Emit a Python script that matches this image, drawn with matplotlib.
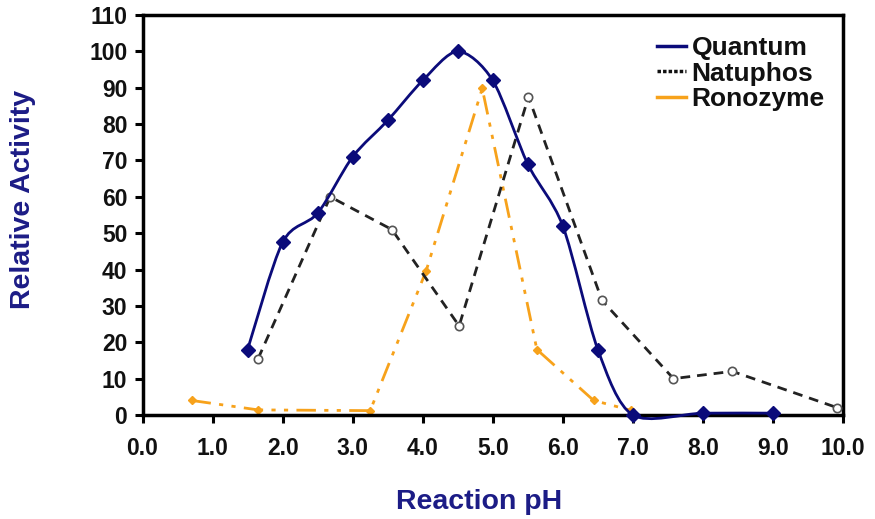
import matplotlib
matplotlib.use('Agg')
import matplotlib.pyplot as plt
import numpy as np
from matplotlib.path import Path
from matplotlib.patches import PathPatch
from matplotlib.lines import Line2D

plt.rcParams['font.family'] = ['Liberation Sans', 'DejaVu Sans']
plt.rcParams['font.weight'] = 'bold'

# data
quantum_ph = [1.5, 2.0, 2.5, 3.0, 3.5, 4.0, 4.5, 5.0, 5.5, 6.0, 6.5, 7.0, 8.0, 9.0]
quantum_act = [18, 47.5, 55.5, 71, 81, 92, 100, 92, 69, 52, 18, 0, 0.5, 0.5]

natuphos_ph = [1.65, 2.68, 3.56, 4.52, 5.51, 6.56, 7.58, 8.42, 9.92]
natuphos_act = [15.5, 60, 51, 24.5, 87.5, 31.5, 10, 12, 2]

ronozyme_ph = [0.7, 1.65, 3.25, 4.05, 4.85, 5.63, 6.44, 6.97]
ronozyme_act = [4, 1.4, 1.2, 39.7, 89.8, 18, 4, 1.3]

x_ticks = np.arange(0, 10.01, 1.0)
y_ticks = np.arange(0, 111, 10)

NAVY = '#0b0b7a'
ORANGE = '#f7a21b'
LABEL_COL = '#1c1c86'


def smooth_path(x, y, k=7.0):
    # excel-like smoothed line: bezier segments through the data points
    p = np.column_stack([x, y]).astype(float)
    n = len(p)
    verts = [p[0]]
    codes = [Path.MOVETO]
    for i in range(n - 1):
        p0 = p[i - 1] if i > 0 else p[i]
        p3 = p[i + 2] if i + 2 < n else p[i + 1]
        c1 = p[i] + (p[i + 1] - p0) / k
        c2 = p[i + 1] - (p3 - p[i]) / k
        verts += [c1, c2, p[i + 1]]
        codes += [Path.CURVE4] * 3
    return Path(verts, codes)


fig = plt.figure(figsize=(8.75, 5.19), dpi=100)
ax = fig.add_axes([0.1629, 0.2004, 0.8005, 0.7707])

# Ronozyme - straight dash-dot-dot
ax.plot(ronozyme_ph, ronozyme_act, color=ORANGE, linewidth=2,
        linestyle=(0, (7, 3, 1.5, 3, 1.5, 3)), marker='D', markersize=4,
        markerfacecolor=ORANGE, markeredgecolor=ORANGE, zorder=2)

# Natuphos - dashed black
ax.plot(natuphos_ph, natuphos_act, color='#222222', linewidth=2,
        linestyle=(0, (3.5, 2.5)), zorder=3)
ax.plot(natuphos_ph, natuphos_act, linestyle='none', marker='o', markersize=6,
        markerfacecolor='white', markeredgecolor='#555555', markeredgewidth=1.2, zorder=4)

# Quantum - smoothed solid navy
ax.add_patch(PathPatch(smooth_path(quantum_ph, quantum_act), facecolor='none',
                       edgecolor=NAVY, linewidth=2, zorder=5, clip_on=False))
ax.plot(quantum_ph, quantum_act, linestyle='none', marker='D', markersize=7.5,
        markerfacecolor=NAVY, markeredgecolor=NAVY, zorder=6, clip_on=False)

ax.set_xlim(0, 10)
ax.set_ylim(0, 110)
ax.set_xticks(x_ticks)
ax.set_xticklabels(['%.1f' % v for v in x_ticks])
ax.set_yticks(y_ticks)
ax.set_yticklabels([str(int(v)) for v in y_ticks])
ax.tick_params(axis='both', direction='out', length=6, width=2.2, labelsize=16.5,
               labelcolor='#111111', pad=5)
ax.tick_params(axis='x', pad=10)
for s in ax.spines.values():
    s.set_linewidth(2.5)
    s.set_color('black')

ax.set_xlabel('Reaction pH', fontsize=20.5, color=LABEL_COL, fontweight='bold', va='center')
ax.xaxis.set_label_coords(0.4804, -0.2175)
ax.set_ylabel('Relative Activity', fontsize=20.5, color=LABEL_COL, fontweight='bold', va='center')
ax.yaxis.set_label_coords(-0.1706, 0.54)

handles = [Line2D([], [], color=NAVY, linewidth=2.5),
           Line2D([], [], color='#111111', linewidth=2.5, linestyle=(0, (1, 0.6))),
           Line2D([], [], color=ORANGE, linewidth=2.5)]
leg = ax.legend(handles, ['Quantum', 'Natuphos', 'Ronozyme'], loc='upper right',
                frameon=False, fontsize=19, handlelength=1.1, handletextpad=0.2,
                labelspacing=0.05, borderaxespad=0.3, bbox_to_anchor=(1.0, 0.993))
for t in leg.get_texts():
    t.set_fontweight('bold')
    t.set_color('#111111')

fig.savefig('out.png', dpi=100)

☆ ☆ ☆ ☆ ☆

# [Aim]
Return the whole listing, word for word, and leave out every picture.

# [Finished exercise]
Emit a Python script that matches this image, drawn with matplotlib.
import matplotlib
matplotlib.use('Agg')
import matplotlib.pyplot as plt
import numpy as np
from matplotlib.path import Path
from matplotlib.patches import PathPatch
from matplotlib.lines import Line2D

plt.rcParams['font.family'] = ['Liberation Sans', 'DejaVu Sans']
plt.rcParams['font.weight'] = 'bold'

# data
quantum_ph = [1.5, 2.0, 2.5, 3.0, 3.5, 4.0, 4.5, 5.0, 5.5, 6.0, 6.5, 7.0, 8.0, 9.0]
quantum_act = [18, 47.5, 55.5, 71, 81, 92, 100, 92, 69, 52, 18, 0, 0.5, 0.5]

natuphos_ph = [1.65, 2.68, 3.56, 4.52, 5.51, 6.56, 7.58, 8.42, 9.92]
natuphos_act = [15.5, 60, 51, 24.5, 87.5, 31.5, 10, 12, 2]

ronozyme_ph = [0.7, 1.65, 3.25, 4.05, 4.85, 5.63, 6.44, 6.97]
ronozyme_act = [4, 1.4, 1.2, 39.7, 89.8, 18, 4, 1.3]

x_ticks = np.arange(0, 10.01, 1.0)
y_ticks = np.arange(0, 111, 10)

NAVY = '#0b0b7a'
ORANGE = '#f7a21b'
LABEL_COL = '#1c1c86'


def smooth_path(x, y, k=7.0):
    # excel-like smoothed line: bezier segments through the data points
    p = np.column_stack([x, y]).astype(float)
    n = len(p)
    verts = [p[0]]
    codes = [Path.MOVETO]
    for i in range(n - 1):
        p0 = p[i - 1] if i > 0 else p[i]
        p3 = p[i + 2] if i + 2 < n else p[i + 1]
        c1 = p[i] + (p[i + 1] - p0) / k
        c2 = p[i + 1] - (p3 - p[i]) / k
        verts += [c1, c2, p[i + 1]]
        codes += [Path.CURVE4] * 3
    return Path(verts, codes)


fig = plt.figure(figsize=(8.75, 5.19), dpi=100)
ax = fig.add_axes([0.1629, 0.2004, 0.8005, 0.7707])

# Ronozyme - straight dash-dot-dot
ax.plot(ronozyme_ph, ronozyme_act, color=ORANGE, linewidth=2,
        linestyle=(0, (7, 3, 1.5, 3, 1.5, 3)), marker='D', markersize=4,
        markerfacecolor=ORANGE, markeredgecolor=ORANGE, zorder=2)

# Natuphos - dashed black
ax.plot(natuphos_ph, natuphos_act, color='#222222', linewidth=2,
        linestyle=(0, (3.5, 2.5)), zorder=3)
ax.plot(natuphos_ph, natuphos_act, linestyle='none', marker='o', markersize=6,
        markerfacecolor='white', markeredgecolor='#555555', markeredgewidth=1.2, zorder=4)

# Quantum - smoothed solid navy
ax.add_patch(PathPatch(smooth_path(quantum_ph, quantum_act), facecolor='none',
                       edgecolor=NAVY, linewidth=2, zorder=5, clip_on=False))
ax.plot(quantum_ph, quantum_act, linestyle='none', marker='D', markersize=7.5,
        markerfacecolor=NAVY, markeredgecolor=NAVY, zorder=6, clip_on=False)

ax.set_xlim(0, 10)
ax.set_ylim(0, 110)
ax.set_xticks(x_ticks)
ax.set_xticklabels(['%.1f' % v for v in x_ticks])
ax.set_yticks(y_ticks)
ax.set_yticklabels([str(int(v)) for v in y_ticks])
ax.tick_params(axis='both', direction='out', length=6, width=2.2, labelsize=16.5,
               labelcolor='#111111', pad=5)
ax.tick_params(axis='x', pad=10)
for s in ax.spines.values():
    s.set_linewidth(2.5)
    s.set_color('black')

ax.set_xlabel('Reaction pH', fontsize=20.5, color=LABEL_COL, fontweight='bold', va='center')
ax.xaxis.set_label_coords(0.4804, -0.2175)
ax.set_ylabel('Relative Activity', fontsize=20.5, color=LABEL_COL, fontweight='bold', va='center')
ax.yaxis.set_label_coords(-0.1706, 0.54)

handles = [Line2D([], [], color=NAVY, linewidth=2.5),
           Line2D([], [], color='#111111', linewidth=2.5, linestyle=(0, (1, 0.6))),
           Line2D([], [], color=ORANGE, linewidth=2.5)]
leg = ax.legend(handles, ['Quantum', 'Natuphos', 'Ronozyme'], loc='upper right',
                frameon=False, fontsize=19, handlelength=1.1, handletextpad=0.2,
                labelspacing=0.05, borderaxespad=0.3, bbox_to_anchor=(1.0, 0.993))
for t in leg.get_texts():
    t.set_fontweight('bold')
    t.set_color('#111111')

fig.savefig('out.png', dpi=100)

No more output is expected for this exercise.